Iran is unlikely to export more than an extra 500,000 bpd in the first half of 2016, and an additional 500,000 bpd in the second half of 2016, Commerzbank senior oil analyst Carsten Fritsch told the Reuters Global Oil Forum.
“One million bpd of additional oil from Iran would cover almost the expected demand increase in 2016 and wipe out the impact of stalling U.S. oil production,” he said
Oil prices tumbled on Tuesday after Iran’s nuclear deal before rising on the realisation that sanctions on Tehran were still in place for now, continuing to limit its crude exports.
Brent crude rose above US $ 58 a barrel yesterday.
It was not clear how long it would take for the sanctions to come off. Iran is not likely to receive many of the benefits from the lifting of sanctions until next year because of the need to verify the nuclear deal’s implementation.
“Oil prices will go down but the question remains. Would Iran return to its same production capacity as before the sanctions? I doubt it,” said another Gulf OPEC delegate.
Battle for market share
The OPEC made a historic policy shift in November - led by Saudi Arabia and supported by its Gulf allies - by refusing to cut production to prop up prices in a bid to defend market share. The group reconfirmed the strategy at a meeting in June.
OPEC does not meet again until December 4. OPEC delegates say it is unlikely that OPEC will reverse its policy and cut production then, preferring to wait until after December to assess the impact of additional oil from Iran on the market.

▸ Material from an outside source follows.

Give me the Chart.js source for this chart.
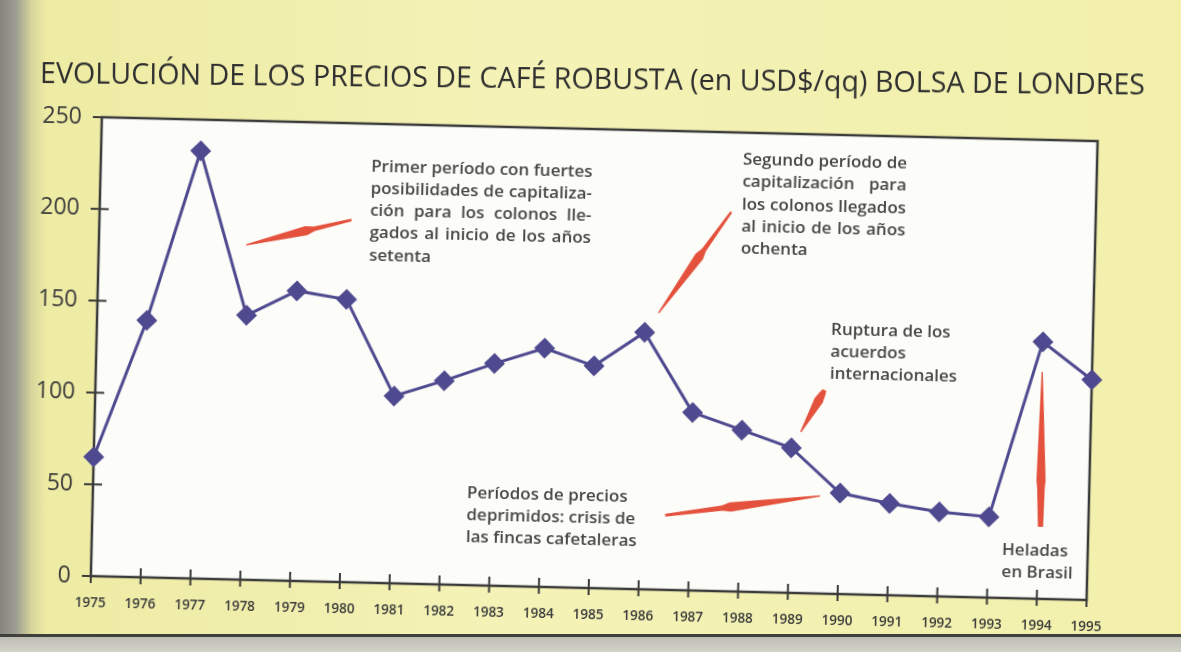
<!DOCTYPE html>
<html>
<head>
<meta charset="utf-8">
<script src="https://cdn.jsdelivr.net/npm/chart.js@4.4.1/dist/chart.umd.min.js"></script>
<style>
html,body{margin:0;padding:0;}
body{width:1181px;height:652px;overflow:hidden;position:relative;
  background:
    linear-gradient(to bottom,transparent 0,transparent 634px,#3f3f3b 634px,#3f3f3b 637px,#bdbdb3 637px,#d2d2c8 652px),
    linear-gradient(to right,#85857f 0,#9d9d92 16px,#d9d69c 32px,#eeeba4 46px,#f4f2b6 500px,#f2f0ab 1181px);}
#wrap{position:absolute;left:0;top:0;width:1181px;height:652px;transform:rotate(1.375deg);transform-origin:590px 326px;}
#title{position:absolute;left:40px;top:54px;margin:0;white-space:nowrap;
  font:normal 30px/36px "Open Sans","DejaVu Sans",sans-serif;color:#2f2f2f;
  transform:rotate(0.6deg) scaleX(0.955);transform-origin:0 50%;}
</style>
</head>
<body>
<div id="wrap"><canvas id="chart" width="1181" height="652"></canvas></div>
<h1 id="title">EVOLUCIÓN DE LOS PRECIOS DE CAFÉ ROBUSTA (en USD$/qq) BOLSA DE LONDRES</h1>
<script>
// Robusta, London exchange, USD per quintal
const years=["1975","1976","1977","1978","1979","1980","1981","1982","1983","1984","1985","1986","1987","1988","1989","1990","1991","1992","1993","1994","1995"];
const prices=[65,140,233,144,158,154,102,111,121,130,121,140,97,88,79,55,50,46,44,140,120];
const yTicks=[0,50,100,150,200,250];

// notes: at = [year index, price] of first line, left edge
const notes=[
  {at:[5.43,226.6],justify:true,lines:["Primer período con fuertes","posibilidades de capitaliza-","ción para los colonos lle-","gados al inicio de los años","setenta"]},
  {at:[12.89,235.1],justify:true,lines:["Segundo período de","capitalización para","los colonos llegados","al inicio de los años","ochenta"]},
  {at:[14.74,143.7],lines:["Ruptura de los","acuerdos","internacionales"]},
  {at:[7.51,50.2],lines:["Períodos de precios","deprimidos: crisis de","las fincas cafetaleras"]},
  {at:[18.28,26.1],lines:["Heladas","en Brasil"]}
];
// arrows: tail -> tip; head = widest point (0..1 from tail), tail = half width at the tail end
const arrows=[
  {from:[5.06,197.3],to:[2.96,182.4],head:0.43,tail:1.2},
  {from:[12.68,206.6],to:[11.27,150.7],head:0.44,tail:1.2},
  {from:[14.64,110.9],to:[14.18,87.7],head:0.25,tail:2},
  {from:[11.5,40.7],to:[14.6,53.2],head:0.42,tail:1.4},
  {from:[19.04,39.2],to:[19.0,123.6],head:0.3,tail:2.6}
];

const INK="#3b3b3b", LINE="#4f4a8f", RED="#e4513c";
const FONT='"Open Sans", "DejaVu Sans", sans-serif';

const framePlugin={
  id:"frame",
  beforeDraw(c){
    const {ctx,chartArea:a}=c;
    ctx.save(); ctx.fillStyle="#fcfcf8"; ctx.fillRect(a.left,a.top,a.right-a.left,a.bottom-a.top); ctx.restore();
  },
  beforeDatasetsDraw(c){
    const {ctx,chartArea:a,scales:{x,y}}=c;
    ctx.save();
    ctx.strokeStyle=INK; ctx.lineWidth=2.5;
    ctx.strokeRect(a.left,a.top,a.right-a.left,a.bottom-a.top);
    // cross ticks on both axes
    ctx.lineWidth=2;
    ctx.beginPath();
    x.ticks.forEach((t,i)=>{const px=x.getPixelForTick(i); ctx.moveTo(px,a.bottom-9); ctx.lineTo(px,a.bottom+7);});
    y.ticks.forEach((t,i)=>{const py=y.getPixelForTick(i); ctx.moveTo(a.left-9,py); ctx.lineTo(a.left+9,py);});
    ctx.stroke();
    ctx.restore();
  },
  afterDatasetsDraw(c){
    const {ctx,scales:{x,y}}=c;
    ctx.save();
    // red arrows
    ctx.fillStyle=RED;
    arrows.forEach(ar=>{
      const tx=x.getPixelForValue(ar.from[0]), ty=y.getPixelForValue(ar.from[1]);
      const px=x.getPixelForValue(ar.to[0]), py=y.getPixelForValue(ar.to[1]);
      const len=Math.hypot(px-tx,py-ty), dx=(px-tx)/len, dy=(py-ty)/len, nx=-dy, ny=dx;
      const bx=tx+(px-tx)*ar.head, by=ty+(py-ty)*ar.head, w=ar.tail;
      ctx.beginPath();
      ctx.moveTo(tx+nx*w,ty+ny*w);
      ctx.lineTo(bx-dx*8+nx*(w+1.2),by-dy*8+ny*(w+1.2));
      ctx.lineTo(bx+nx*4.6,by+ny*4.6);
      ctx.lineTo(px+nx*0.6,py+ny*0.6);
      ctx.lineTo(px-nx*0.6,py-ny*0.6);
      ctx.lineTo(bx-nx*4.6,by-ny*4.6);
      ctx.lineTo(bx-dx*8-nx*(w+1.2),by-dy*8-ny*(w+1.2));
      ctx.lineTo(tx-nx*w,ty-ny*w);
      ctx.closePath(); ctx.fill();
    });
    // notes
    ctx.font='600 17px '+FONT; ctx.fillStyle="#474747"; ctx.textBaseline="middle";
    notes.forEach(n=>{
      const x0=x.getPixelForValue(n.at[0]), y0=y.getPixelForValue(n.at[1]);
      const full=Math.max(...n.lines.slice(0,-1).map(l=>ctx.measureText(l).width));
      n.lines.forEach((l,i)=>{
        const ly=y0+i*22.2;
        if(!n.justify||i===n.lines.length-1){ctx.fillText(l,x0,ly); return;}
        const words=l.split(" "), ww=words.map(w=>ctx.measureText(w).width);
        const gap=(full-ww.reduce((a,b)=>a+b,0))/(words.length-1);
        let cx=x0;
        words.forEach((w,j)=>{ctx.fillText(w,cx,ly); cx+=ww[j]+gap;});
      });
    });
    ctx.restore();
  }
};

new Chart(document.getElementById("chart"),{
  type:"line",
  data:{labels:years,datasets:[{
    data:prices,borderColor:LINE,borderWidth:3,backgroundColor:LINE,
    pointStyle:"rectRot",pointRadius:10.5,pointBorderWidth:0,tension:0,clip:false
  }]},
  options:{
    responsive:false,animation:false,events:[],
    layout:{padding:{left:0,right:88,top:129,bottom:0}},
    plugins:{legend:{display:false},tooltip:{enabled:false},title:{display:false}},
    scales:{
      x:{
        grid:{display:false,drawTicks:false},border:{display:false},
        ticks:{color:INK,font:{family:FONT,size:13.5,weight:"600"},padding:19,autoSkip:false,maxRotation:0},
        afterFit:s=>{s.height=64;}
      },
      y:{
        min:0,max:250,
        grid:{display:false,drawTicks:false},border:{display:false},
        afterBuildTicks:s=>{s.ticks=yTicks.map(v=>({value:v}));},
        ticks:{color:INK,font:{family:FONT,size:23},padding:20},
        afterFit:s=>{s.width=97;}
      }
    }
  },
  plugins:[framePlugin]
});
</script>
</body>
</html>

“No cut. This year for sure not,” said a third Gulf delegate, adding that it was too early to make a sound judgement on how soon can Iran raise its oil flows.
Tehran is keen to recover market share lost under the sanctions that slashed its oil exports to just one million bpd from 2.5 million bpd in 2012.

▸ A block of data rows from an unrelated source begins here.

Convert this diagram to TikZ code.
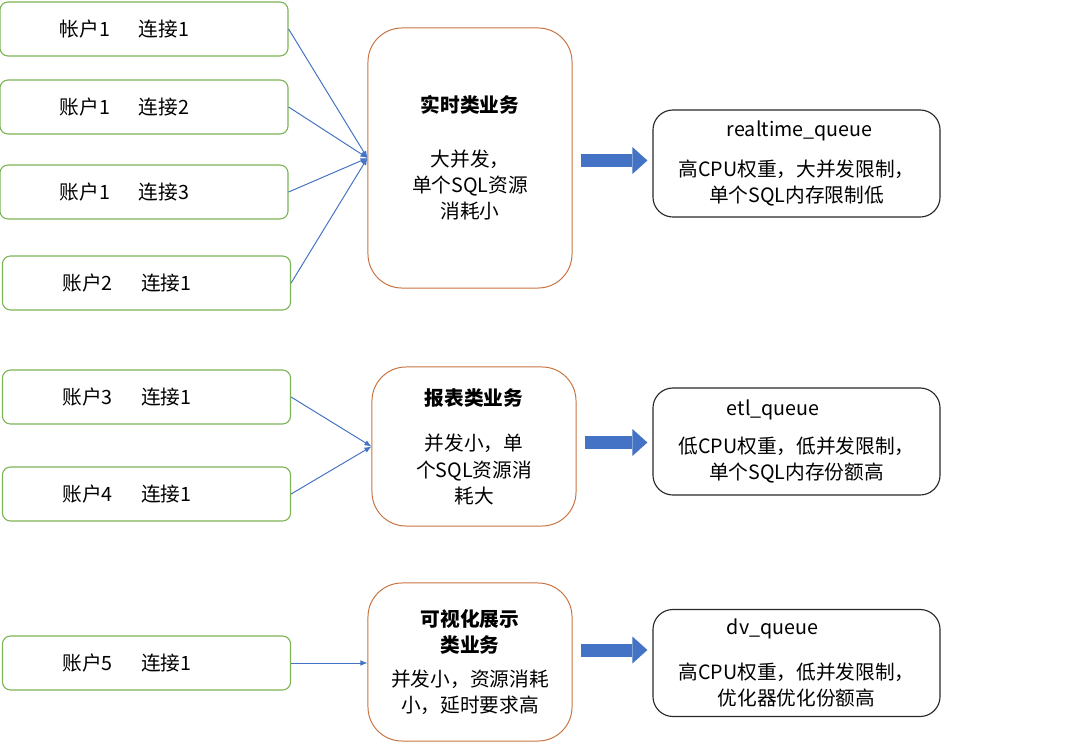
\documentclass[tikz,border=0pt]{standalone}
\usepackage{fontspec}
\setmainfont{Noto Sans CJK SC}
\usepackage{xcolor}
\usepackage{tikz}
\usetikzlibrary{arrows.meta, positioning, calc}

\definecolor{cgreen}{RGB}{125,180,85}
\definecolor{corange}{RGB}{200,115,65}
\definecolor{cblue}{RGB}{68,114,196}
\definecolor{cgray}{RGB}{40,40,40}

\newcommand{\qname}[1]{\makebox[6.2cm][l]{\hspace*{1.36cm}#1}}
\newcommand{\gap}{\hspace{1.45em}}

\begin{document}
\begin{tikzpicture}[
    x=0.025cm, y=-0.025cm,
    every node/.style={font=\fontsize{14pt}{18.5pt}\selectfont},
    conn/.style={draw=cgreen, line width=0.8pt, rounded corners=0.2cm, minimum width=7.2cm, minimum height=1.35cm, text width=4.2cm, inner xsep=1.5cm, align=left},
    biz/.style={draw=corange, line width=0.7pt, rounded corners=0.85cm, minimum width=5.1cm, align=center},
    queue/.style={draw=cgray, line width=0.8pt, rounded corners=0.5cm, minimum width=7.175cm, minimum height=2.675cm, text width=6.2cm, inner xsep=0.4875cm, align=center},
    link/.style={draw=cblue, line width=0.7pt, -{Latex[length=5pt,width=4pt]}},
    bigarrow/.style={draw=cblue, line width=0.325cm, -{Triangle[length=0.375cm,width=0.675cm,line width=0pt]}, shorten <=0.2cm, shorten >=0.125cm}
]
    \useasboundingbox (0,0) rectangle (1080,743);

    % accounts and connections
    \node[conn] (acc1) at (144,29)    {帐户1\gap 连接1};
    \node[conn] (acc2) at (144,107)   {账户1\gap 连接2};
    \node[conn] (acc3) at (144,192)   {账户1\gap 连接3};
    \node[conn] (acc4) at (146.5,283) {账户2\gap 连接1};
    \node[conn] (acc5) at (146.5,397) {账户3\gap 连接1};
    \node[conn] (acc6) at (146.5,494) {账户4\gap 连接1};
    \node[conn] (acc7) at (146.5,663) {账户5\gap 连接1};

    % business types
    \node[biz, minimum height=6.5cm]   (rt)  at (470,158)   {\textbf{实时类业务}\\[20pt]大并发，\\单个SQL资源\\消耗小};
    \node[biz, minimum height=3.975cm] (etl) at (474,446.5) {\textbf{报表类业务}\\[14pt]并发小，单\\个SQL资源消\\耗大};
    \node[biz, minimum height=3.95cm]  (dv)  at (470,662)   {\textbf{可视化展示}\\\textbf{类业务}\\[6pt]并发小，资源消耗\\小，延时要求高};

    % resource queues
    \node[queue] (rtq)  at (796.5,163.5) {\qname{realtime\_queue}\\[10pt]高CPU权重，大并发限制，\\单个SQL内存限制低};
    \node[queue] (etlq) at (796.5,441.5) {\qname{etl\_queue}\\[9pt]低CPU权重，低并发限制，\\单个SQL内存份额高};
    \node[queue] (dvq)  at (796.5,663)   {\qname{dv\_queue}\\[13pt]高CPU权重，低并发限制，\\优化器优化份额高};

    \draw[link] (acc1.east) -- (rt.west);
    \draw[link] (acc2.east) -- (rt.west);
    \draw[link] (acc3.east) -- (rt.west);
    \draw[link] (acc4.east) -- (rt.west);
    \draw[link] (acc5.east) -- (etl.west);
    \draw[link] (acc6.east) -- (etl.west);
    \draw[link] (acc7.east) -- (acc7.east -| dv.west);

    \draw[bigarrow] (rt.east |- 0,160.5)  -- (rtq.west |- 0,160.5);
    \draw[bigarrow] (etl.east |- 0,442.5) -- (etlq.west |- 0,442.5);
    \draw[bigarrow] (dv.east |- 0,650)    -- (dvq.west |- 0,650);
\end{tikzpicture}
\end{document}
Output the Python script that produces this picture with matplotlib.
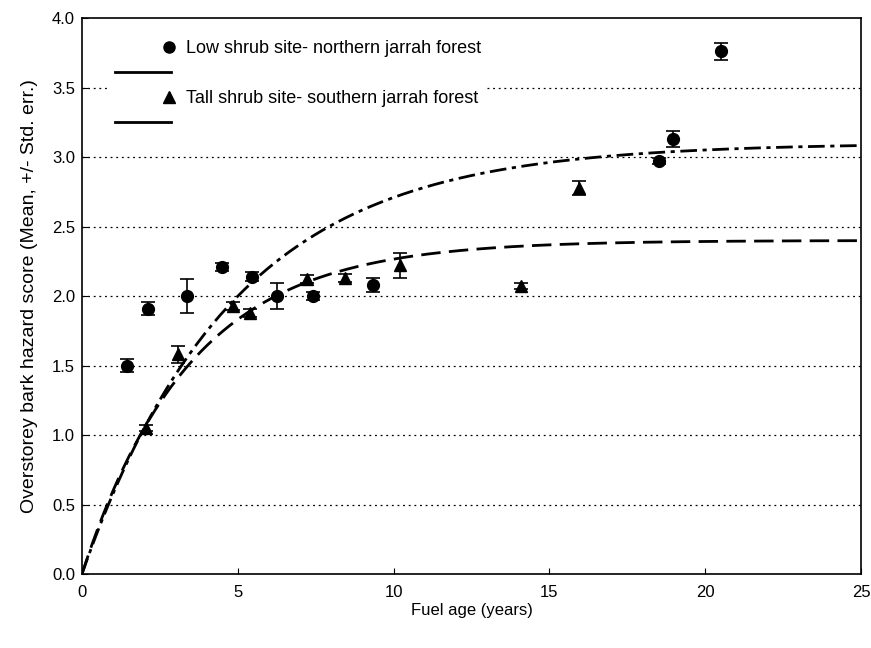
import numpy as np
import matplotlib
matplotlib.use("Agg")
import matplotlib.pyplot as plt
from matplotlib.lines import Line2D
from matplotlib.legend_handler import HandlerLine2D

plt.rcParams['font.family'] = ['Liberation Sans', 'DejaVu Sans']

# Low shrub site - northern jarrah forest (circles)
low_age = [1.43, 2.13, 3.36, 4.48, 5.45, 6.25, 7.42, 9.35, 18.53, 18.96, 20.5]
low_score = [1.50, 1.91, 2.00, 2.21, 2.14, 2.00, 2.00, 2.08, 2.97, 3.13, 3.76]
low_err = [0.05, 0.05, 0.12, 0.03, 0.03, 0.09, 0.03, 0.05, 0.02, 0.06, 0.06]

# Tall shrub site - southern jarrah forest (triangles)
tall_age = [2.07, 3.09, 4.86, 5.39, 7.21, 8.44, 10.2, 14.1, 15.95]
tall_score = [1.05, 1.58, 1.93, 1.88, 2.12, 2.13, 2.22, 2.07, 2.78]
tall_err = [0.02, 0.06, 0.03, 0.03, 0.03, 0.03, 0.09, 0.02, 0.05]

# fitted curves y = a * (1 - exp(-b * age)), parameters
low_fit_a, low_fit_b = 3.10, 0.207
tall_fit_a, tall_fit_b = 2.40, 0.288

x_ticks = [0, 5, 10, 15, 20, 25]
y_ticks = [0.0, 0.5, 1.0, 1.5, 2.0, 2.5, 3.0, 3.5, 4.0]

fig = plt.figure(figsize=(8.71, 6.48), dpi=100)
ax = fig.add_axes([0.0941, 0.1142, 0.8944, 0.858])

for yt in y_ticks[1:-1]:
    ax.axhline(yt, color='black', linestyle=(0, (1.5, 3)), linewidth=0.9, zorder=1)

xs = np.linspace(0, 25, 300)
ax.plot(xs, low_fit_a * (1 - np.exp(-low_fit_b * xs)), color='black', lw=2,
        linestyle=(0, (6, 2, 1.5, 2)), zorder=2)
ax.plot(xs, tall_fit_a * (1 - np.exp(-tall_fit_b * xs)), color='black', lw=2,
        linestyle=(0, (7, 3)), zorder=2)

ax.errorbar(low_age, low_score, yerr=low_err, fmt='o', color='black', ms=8.5,
            capsize=5, elinewidth=1.2, capthick=1.2, zorder=4)
ax.errorbar(tall_age, tall_score, yerr=tall_err, fmt='^', color='black', ms=8.5,
            capsize=5, elinewidth=1.2, capthick=1.2, zorder=4)

ax.set_xlim(0, 25)
ax.set_ylim(0, 4)
ax.set_xticks(x_ticks)
ax.set_yticks(y_ticks)
ax.set_yticklabels([f"{v:.1f}" for v in y_ticks])
ax.tick_params(direction='in', labelsize=12, length=4)
ax.tick_params(axis='y', pad=5)
ax.tick_params(axis='x', pad=8)
for s in ax.spines.values():
    s.set_linewidth(1.2)

ax.set_xlabel("Fuel age (years)", fontsize=12, labelpad=2)
ax.set_ylabel("Overstorey bark hazard score (Mean, +/- Std. err.)", fontsize=14, labelpad=10)


class RightMarkerHandler(HandlerLine2D):
    def create_artists(self, legend, orig_handle, xdescent, ydescent, width,
                       height, fontsize, trans):
        artists = super().create_artists(legend, orig_handle, xdescent, ydescent,
                                          width, height, fontsize, trans)
        for a in artists:
            xd = np.asarray(a.get_xdata(), dtype=float)
            a.set_xdata(np.full_like(xd, width - xdescent - 2))
        return artists


h_low = Line2D([], [], marker='o', color='black', linestyle='none', ms=8)
h_tall = Line2D([], [], marker='^', color='black', linestyle='none', ms=8)
handles = [h_low, Line2D([], [], color='black', lw=2),
           h_tall, Line2D([], [], color='black', lw=2)]
labels = ["Low shrub site- northern jarrah forest", "",
          "Tall shrub site- southern jarrah forest", ""]
leg = ax.legend(handles, labels, loc='upper left', bbox_to_anchor=(0.036, 0.970),
                borderaxespad=0, frameon=True, fontsize=13, handlelength=3.1,
                labelspacing=0.45, handletextpad=0.8, borderpad=0.3,
                handler_map={h_low: RightMarkerHandler(numpoints=1),
                             h_tall: RightMarkerHandler(numpoints=1)})
leg.get_frame().set_facecolor('white')
leg.get_frame().set_edgecolor('none')
leg.get_frame().set_alpha(1)

fig.savefig("out.png", dpi=100)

But it is likely to face stiff competition for its main Asian markets from fellow OPEC members such as Saudi Arabia, Kuwait and Iraq.
Aggressive marketing by the Middle East producers to win Asian buyers is likely to intensify and oil prices will fall further as more Iranian crude starts to flow, making Tehran’s battle for market share tougher.
“I think there is a considerable risk of a price war. It is hard to imagine that Saudi Arabia would surrender market share to its arch enemy,” said Fritsch.
“Iran will be stronger in defending its market share,” said a fourth OPEC delegate, who forecast that prices would not exceed the US $ 50 to US $ 60 range next year.